Via we recently received an invitation to join a small group-discussion board concerning Literary Fiction vs. Genre Fiction. I've read some of each, but I lean toward the Science Fiction genre, or works becoming known as Speculative Fiction. The invitation to that group inspired some thought on the subject, as follows:

Many now classic works have been labeled with a genre which were composed prior to the existence of that genre. Clearly, without a genre for which to write Frankenstein is a literary work by default - not horror or sci-fi, just Lit.

Perhaps I'm jaded, but these days it seems difficult to find Genre fiction written with Literary intent. I don't blame authors. Few authors would spend the vast amounts of time and effort required for publication if they didn't have a strong desire to write, or an idea they simply couldn't contain. I'm sure responsibility falls primarily on the shoulders of publishers, who buy what they think will sell. Author's, then - to make a living, must write what publishers buy, becoming 'jobbers' rather than 'artisans' out of necessity.

The most prominent examples of Literary Genre fiction which come to my mind are hardly current: Ray Bradbury's Fahrenheit 451, George Orwell's 1984, Anthony Burgess' A Clockwork Orange, Thomas Pynchon's Gravity's Rainbow, and Margaret Atwood's The Handmaid's Tale are good examples. Of this group, only Bradbury might be branded a genre writer.

In my opinion one of the most well-known spec-fic writers, Philip K. Dick, was not a very good writer, but neither was he a sell-out. His concepts and ideas are the stuff of legend, in print and on the big screen, but he doesn't seem, to me, to have been an artisan. He was more a philosopher than a writer, driven to share his ideas and concepts. Rather than explore the craft, he needed to expel demons. So, rather than Lit or Genre, it's Fascinating Ideas which have sold his works.

Two fellows whose skill I admire greatly today are Michael Chabon - a true literary artisan, and William Gibson, also a craftsman - though perhaps not as widely recognized as such.

Gibson is almost single-handedly responsible for inventing the now-fading sub-genre of Cyberpunk Sci-Fi in his novel Neuromancer. He and Bruce Sterling co-wrote The Difference Engine, which was crucial to the rise of modern Steampunk.

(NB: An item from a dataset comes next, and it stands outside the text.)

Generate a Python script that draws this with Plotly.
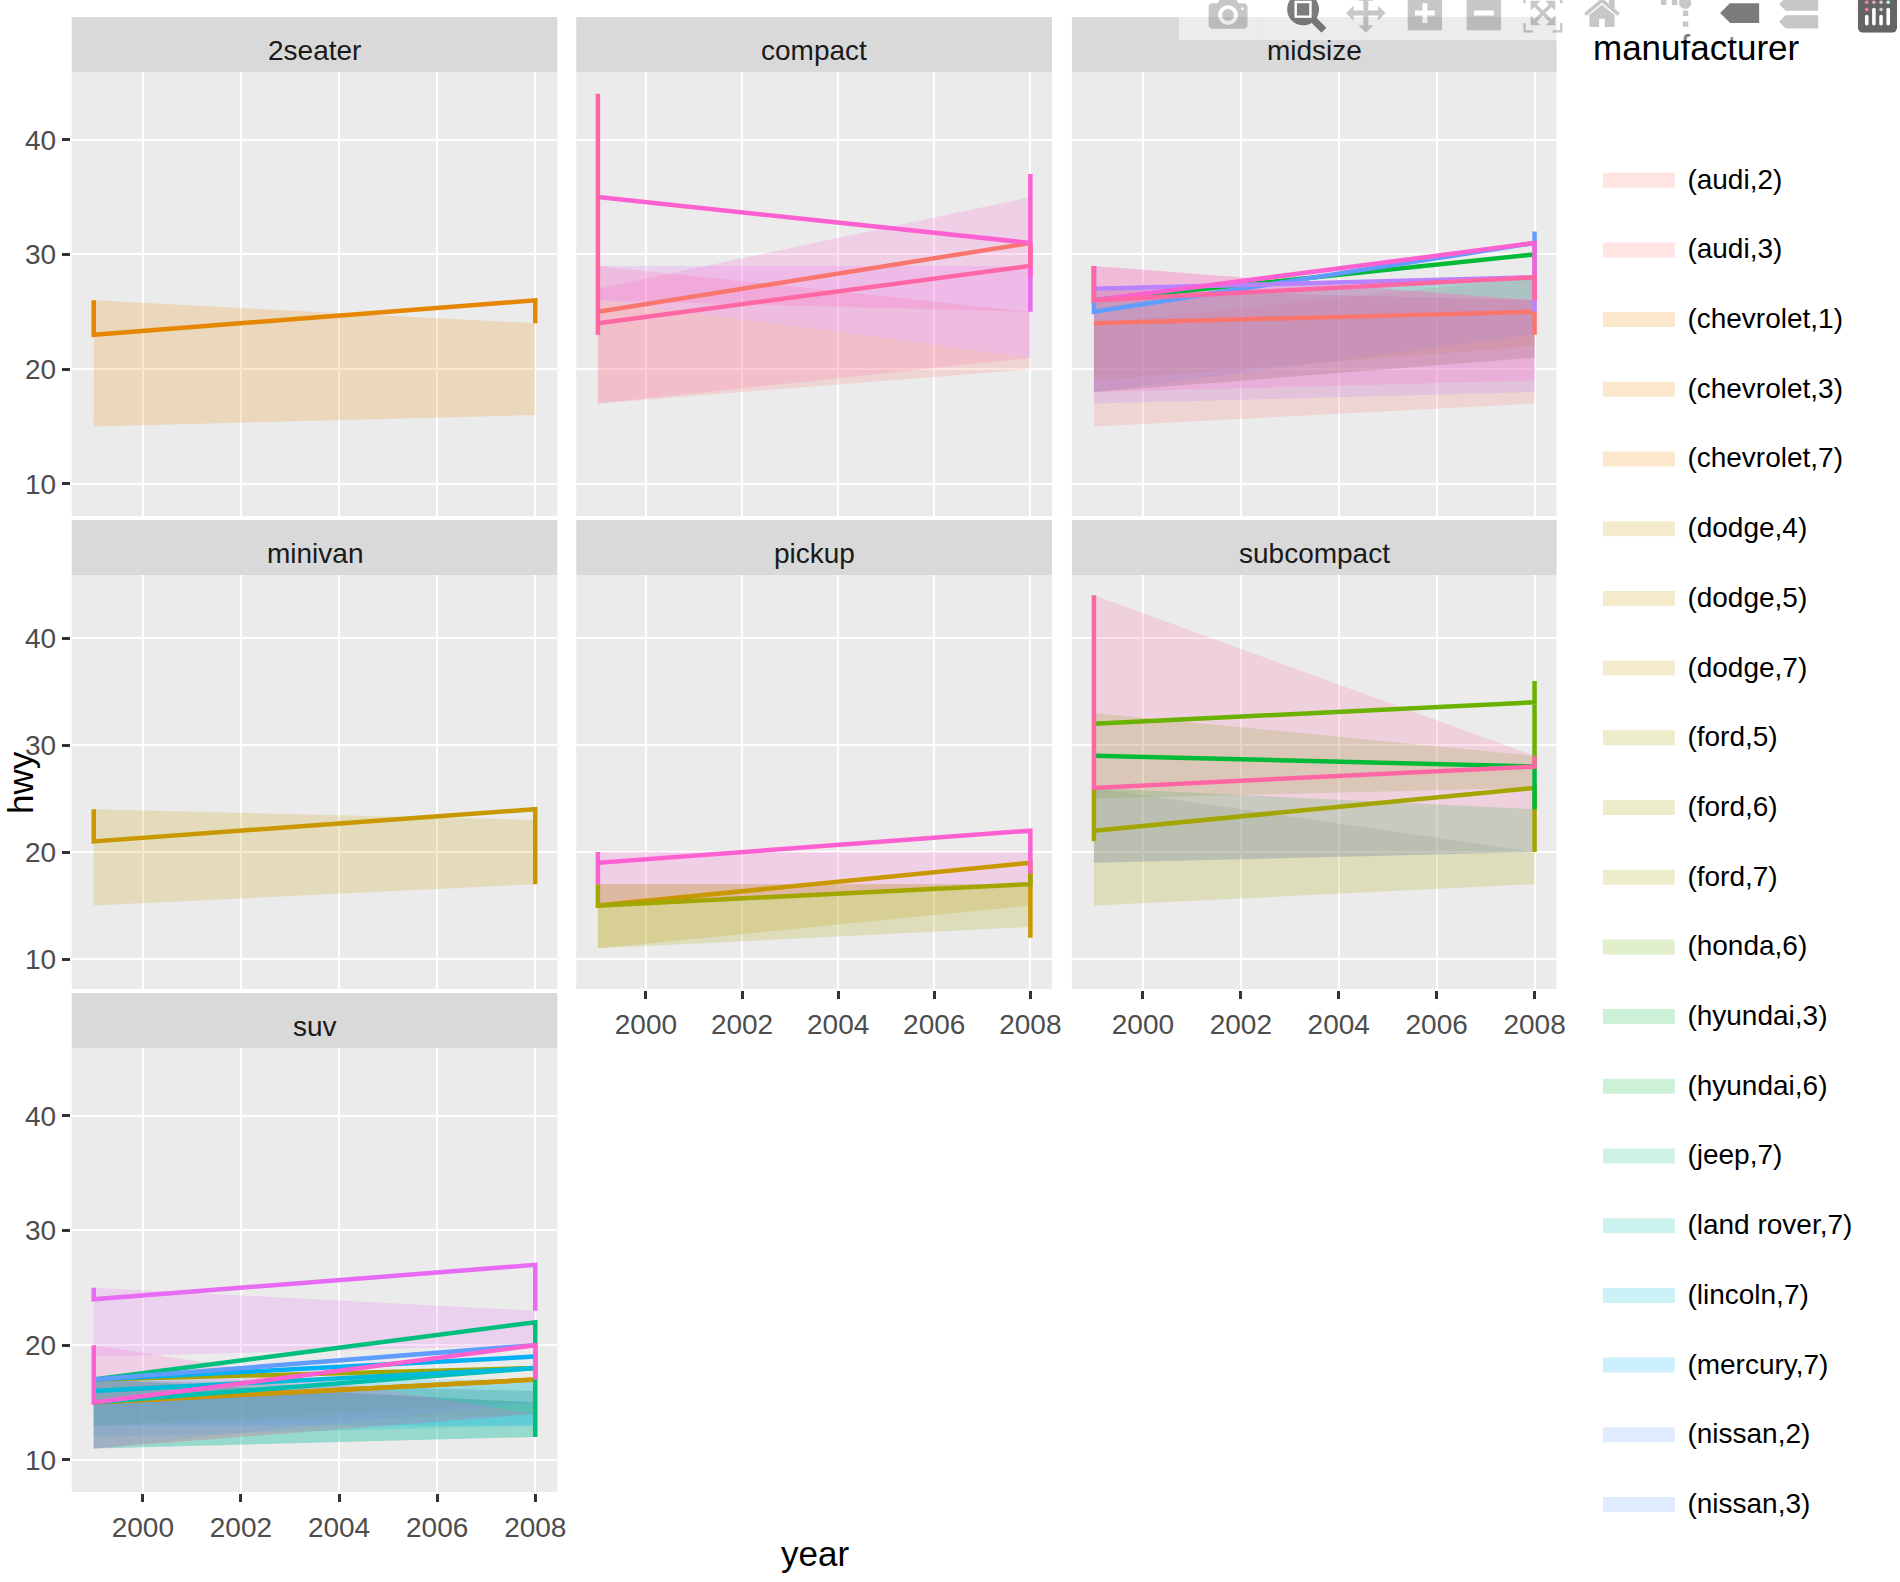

Furthermore, Gibson's literary contributions since have helped lead to the current trend of re-designating much of what had been known as science fiction with the term I used above, Speculative Fiction. Gibson puts the writing first, to better convey his ideas, and seems to have only been grafted with the sci-fi moniker as a side effect of the success of his early works, which were indeed sci-fi.

He's since become far less a science fiction author than he is the teller of well-written and interesting stories. His latest books likely wouldn't be considered science fiction at all to those unaware of his earliest works, though I'm not sure what tag I would apply.

My point in all of the above is really just to say that the writing of Lit and/or Genre begin with the intentions of the writer. One must choose to be Literary first. Applying a Genre to one's work is simply the vehicle used on a great Literary road-trip. Whether or not it will sell is anyone's guess.